A year ago, the Michigan State Housing Development Authority (MSHDA) and other government agencies launched a 2020-2022 Action Plan of Ending Homelessness. It found rates of homelessness were down 19%, a number coordinator for the state campaign, Jason Weller, said was fairly unprecedented.

“We haven’t seen something this dramatic in quite a while," he explained.

Naturally, many are asking the big question, "How were numbers able to drop so significantly?" Weller said the explanation can't be simplified to an exact cause or measure.

“The short answer is it’s complicated," he laughed.

The group’s 2020 annual report lists eviction moratoriums and MSHDA’s eviction diversion program as helpful contributing factors, but also notes that the number in reporting could have dropped off because of the Stay at Home order and individuals opting to stay with friends, family or even in their own car as opposed to congregate living shelters during the height of the pandemic.

No matter the reasoning, Weller says more work still has to be done, specifically among communities of color who are over represented in homeless populations both state and nationwide.

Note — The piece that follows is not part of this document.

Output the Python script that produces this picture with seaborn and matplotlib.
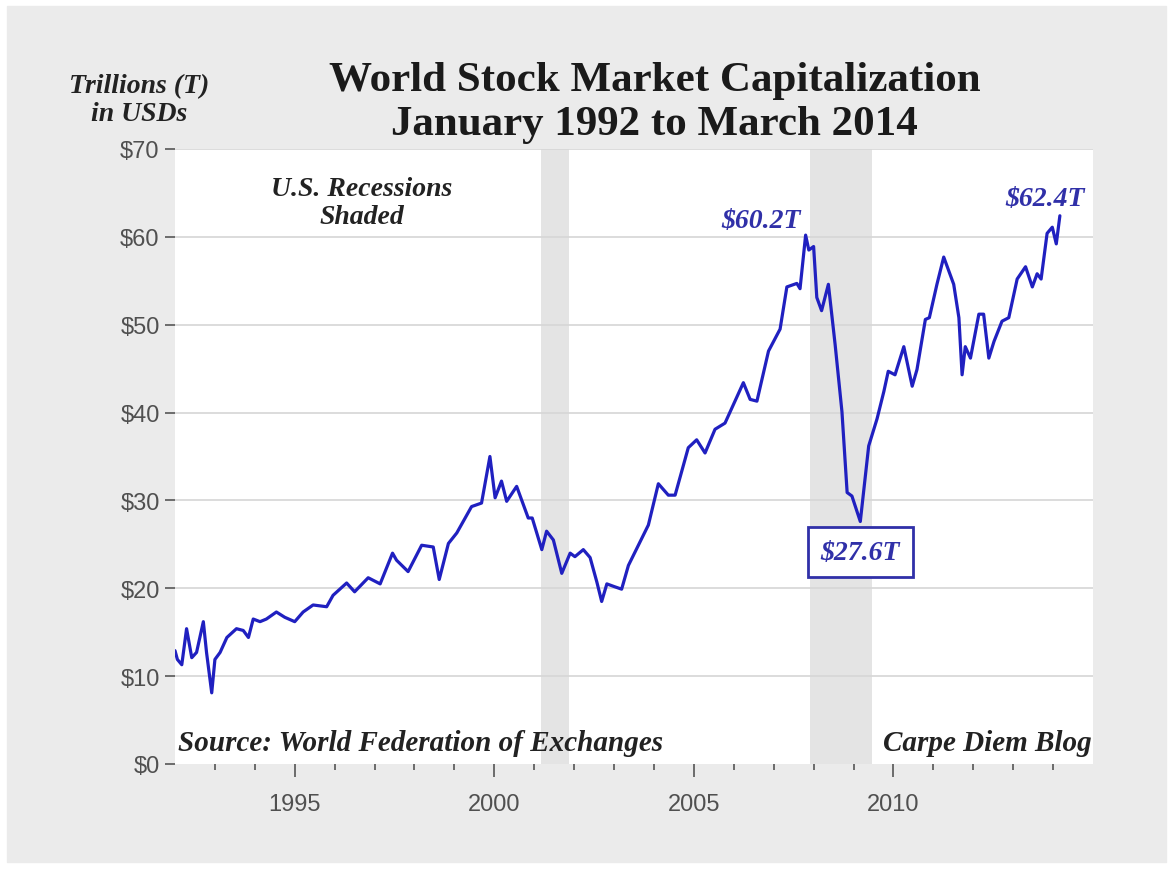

He’s created diverse listening sessions, getting insight from homeless service providers, officials and those who have experienced housing insecurity.

“The people who have the best understanding of our homeless response system across the state are the people who’ve gone through it.”

Main points of the state's action plan are increasing access to affordable housing, using cross sector collaboration to impact the other social determinants of health that lead to housing insecurity, enhancing the homeless delivery system and increasing prevention and diversion efforts.